More than half (52%) of consultant-intermediated defined contribution plans offer managed accounts, according to Cerulli. Among that set, 5% use it as part of a dynamic qualified default investment alternative, which means participants are transitioned into a managed account later in their career, and 3% use it as the plan QDIA.

Meanwhile, TDF options themselves are being built to be more personalized. There are numerous customized TDF options that can cater to plan sponsors and their participant pool. In 2021, PIMCO announced a collaboration with Morningstar Inc. for TDFs that include age, salary, assets, savings rate and company match rate to create more personalized allocation. In 2022, Capital Group, which runs American Funds, and Morningstar, announced Target Date Plus, a personalized TDF series with allocation advice tailored to a retirement saver’s specific needs and objectives.

Ron Surz, a frequent retirement commentator and creator of his own TDF solutions, believes the investment vehicle is a good idea that “has been cannibalized for profit” by what he sees as an oligopoly of providers.

“My biggest concern is the lack of protection against Sequence of Return Risk,” says Surz, referring to the risk of negative market returns when close to or in retirement.

Surz says TDFs at his Target Date Solutions, along with those of Dimensional Fund Advisors and the Thrift Savings Plan, protect the account balance at the target date by putting the majority of investment in Treasury inflation-protected securities.

He believes, and has written a book saying, that Baby Boomers are at risk of losing a major chunk of their retirement assets should a market crash similar to the financial crisis of 2008 hit, due to the amount of their savings held in TDFs. “They are going to spend this decade in the risk zone,” Surz says. “Hopefully it doesn’t happen, but the possibility is there.”

In terms of personalization, Surz recently launched his Soteria Personalized Target Date Accounts, which allows an individual to choose between three different glide paths. Participants can adjust those paths depending on their circumstances, along with being able to change their planned retirement date.

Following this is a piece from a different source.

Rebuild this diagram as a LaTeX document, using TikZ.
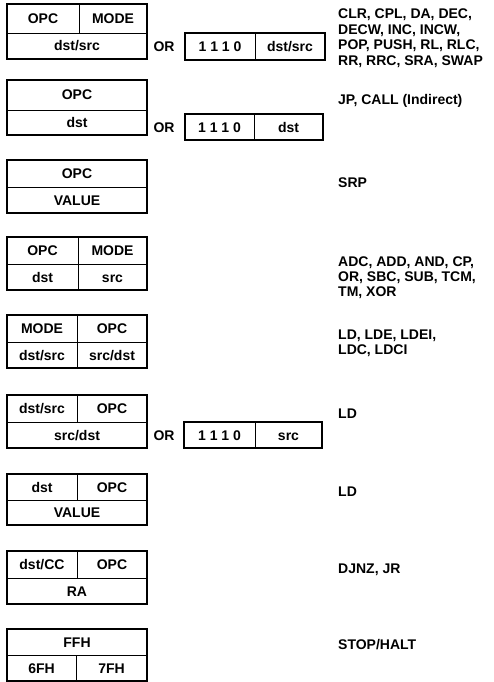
\documentclass[tikz,border=0pt]{standalone}
\usepackage{fontspec}
\setmainfont{Liberation Sans}
\begin{document}
\begin{tikzpicture}[x=1pt,y=-1pt,
  frame/.style={line width=1.6pt},
  divider/.style={line width=0.9pt},
  cell/.style={font=\fontsize{14}{15.5}\selectfont\bfseries, inner sep=0pt, text height=10pt, text depth=0pt, anchor=center},
  lbl/.style={font=\fontsize{14}{15.5}\selectfont\bfseries, inner sep=0pt, anchor=base west},
]
\useasboundingbox (0,0) rectangle (493,682);

% ---- Box 1
\draw[frame] (7,4) rectangle (147,59);
\draw[divider] (7,33) -- (147,33) (79,4) -- (79,33);
\node[cell] (b1a) at (43,18.5) {OPC};
\node[cell] (b1b) at (113,18.5) {MODE};
\node[cell] (b1c) at (77,46) {dst/src};
\node[cell] (or1) at (164,46.5) {OR};
\draw[frame] (185,33) rectangle (325,60);
\draw[divider] (255,33) -- (255,60);
\node[cell] (or1a) at (220,46.5) {1 1 1 0};
\node[cell] (or1b) at (290,46.5) {dst/src};
\node[lbl] (t1a) at (338,19) {CLR, CPL, DA, DEC,};
\node[lbl] (t1b) at (338,34.5) {DECW, INC, INCW,};
\node[lbl] (t1c) at (338,50) {POP, PUSH, RL, RLC,};
\node[lbl] (t1d) at (338,65.5) {RR, RRC, SRA, SWAP};

% ---- Box 2
\draw[frame] (7,80) rectangle (147,135);
\draw[divider] (7,110) -- (147,110);
\node[cell] (b2a) at (77,95) {OPC};
\node[cell] (b2b) at (77,122.5) {dst};
\node[cell] (or2) at (164,127) {OR};
\draw[frame] (185,114) rectangle (323,140);
\draw[divider] (254,114) -- (254,140);
\node[cell] (or2a) at (219.5,127) {1 1 1 0};
\node[cell] (or2b) at (288.5,127) {dst};
\node[lbl] (t2) at (338,105) {JP, CALL (Indirect)};

% ---- Box 3
\draw[frame] (7,160) rectangle (147,213);
\draw[divider] (7,187) -- (147,187);
\node[cell] (b3a) at (77,173.5) {OPC};
\node[cell] (b3b) at (77,200) {VALUE};
\node[lbl] (t3) at (338,187) {SRP};

% ---- Box 4
\draw[frame] (7,237) rectangle (147,290);
\draw[divider] (7,264) -- (147,264) (78,237) -- (78,290);
\node[cell] (b4a) at (42.5,250.5) {OPC};
\node[cell] (b4b) at (112.5,250.5) {MODE};
\node[cell] (b4c) at (42.5,277) {dst};
\node[cell] (b4d) at (112.5,277) {src};
\node[lbl] (t4a) at (338,266) {ADC, ADD, AND, CP,};
\node[lbl] (t4b) at (338,281) {OR, SBC, SUB, TCM,};
\node[lbl] (t4c) at (338,296) {TM, XOR};

% ---- Box 5
\draw[frame] (7,315) rectangle (147,368);
\draw[divider] (7,342) -- (147,342) (77,315) -- (77,368);
\node[cell] (b5a) at (42,328.5) {MODE};
\node[cell] (b5b) at (112,328.5) {OPC};
\node[cell] (b5c) at (42,355) {dst/src};
\node[cell] (b5d) at (112,355) {src/dst};
\node[lbl] (t5a) at (338,339) {LD, LDE, LDEI,};
\node[lbl] (t5b) at (338,354) {LDC, LDCI};

% ---- Box 6
\draw[frame] (7,395) rectangle (147,448);
\draw[divider] (7,422) -- (147,422) (77,395) -- (77,422);
\node[cell] (b6a) at (42,408.5) {dst/src};
\node[cell] (b6b) at (112,408.5) {OPC};
\node[cell] (b6c) at (77,435) {src/dst};
\node[cell] (or6) at (164,435) {OR};
\draw[frame] (184,422) rectangle (322,448);
\draw[divider] (255,422) -- (255,448);
\node[cell] (or6a) at (219.5,435) {1 1 1 0};
\node[cell] (or6b) at (288.5,435) {src};
\node[lbl] (t6) at (338,418) {LD};

% ---- Box 7
\draw[frame] (7,474) rectangle (147,525);
\draw[divider] (7,500) -- (147,500) (77,474) -- (77,500);
\node[cell] (b7a) at (42,487) {dst};
\node[cell] (b7b) at (112,487) {OPC};
\node[cell] (b7c) at (77,512.5) {VALUE};
\node[lbl] (t7) at (338,496) {LD};

% ---- Box 8
\draw[frame] (7,551) rectangle (147,604);
\draw[divider] (7,578) -- (147,578) (77,551) -- (77,578);
\node[cell] (b8a) at (42,564.5) {dst/CC};
\node[cell] (b8b) at (112,564.5) {OPC};
\node[cell] (b8c) at (77,591) {RA};
\node[lbl] (t8) at (338,573) {DJNZ, JR};

% ---- Box 9
\draw[frame] (7,629) rectangle (147,681);
\draw[divider] (7,655) -- (147,655) (76,655) -- (76,681);
\node[cell] (b9a) at (77,642) {FFH};
\node[cell] (b9b) at (41.5,668) {6FH};
\node[cell] (b9c) at (111.5,668) {7FH};
\node[lbl] (t9) at (338,649) {STOP/HALT};
\end{tikzpicture}
\end{document}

He envisions Soteria, named after a Greek goddess of safety, as a tool advisers and recordkeepers can also build from the best funds available in the market, as opposed to proprietary offerings.

Evolving Market

James of Vanguard agrees with the personalization shift, noting the approach depends on participant need.

“Retirement plans are evolving toward offering more personalization,” he says. “This is an important development, particularly for highly engaged retirement savers or investors working toward multiple financial goals. Target-date funds offer investors a hands-off approach that appeals to many retirement savers. On the other end of the personalization spectrum, highly customized advice from a robo-adviser or a CFP may be a better fit for investors seeking more support. We see the industry steadily expanding choices for investors along this continuum of personalization.”

By the end of 2022, he notes, more than three in four participants in Vanguard-managed plans had access to managed account advice.

Even among calls for personalization, TDFs show no signs of slowing down as the leading investment vehicle in retirement plans. As of the end of 2022, 96% of respondents offer TDFs, with 46% of all plan assets invested in TDFs, according to 119 plan sponsors surveyed by NEPC LLC.

The vehicle has also, according to Vanguard, both democratized investing and helped individuals avoid having to trade on their own or pay an adviser. The asset manager notes that the fraction of participants it serves holding broadly diversified portfolios rose from 42% in 2006 to 79% in 2022.

Meanwhile, 94% of participants in Vanguard-managed plans did not initiate any trades, the result of 15 years of declining self-activated trading, which the firm attributes in part to increased adoption of TDFs.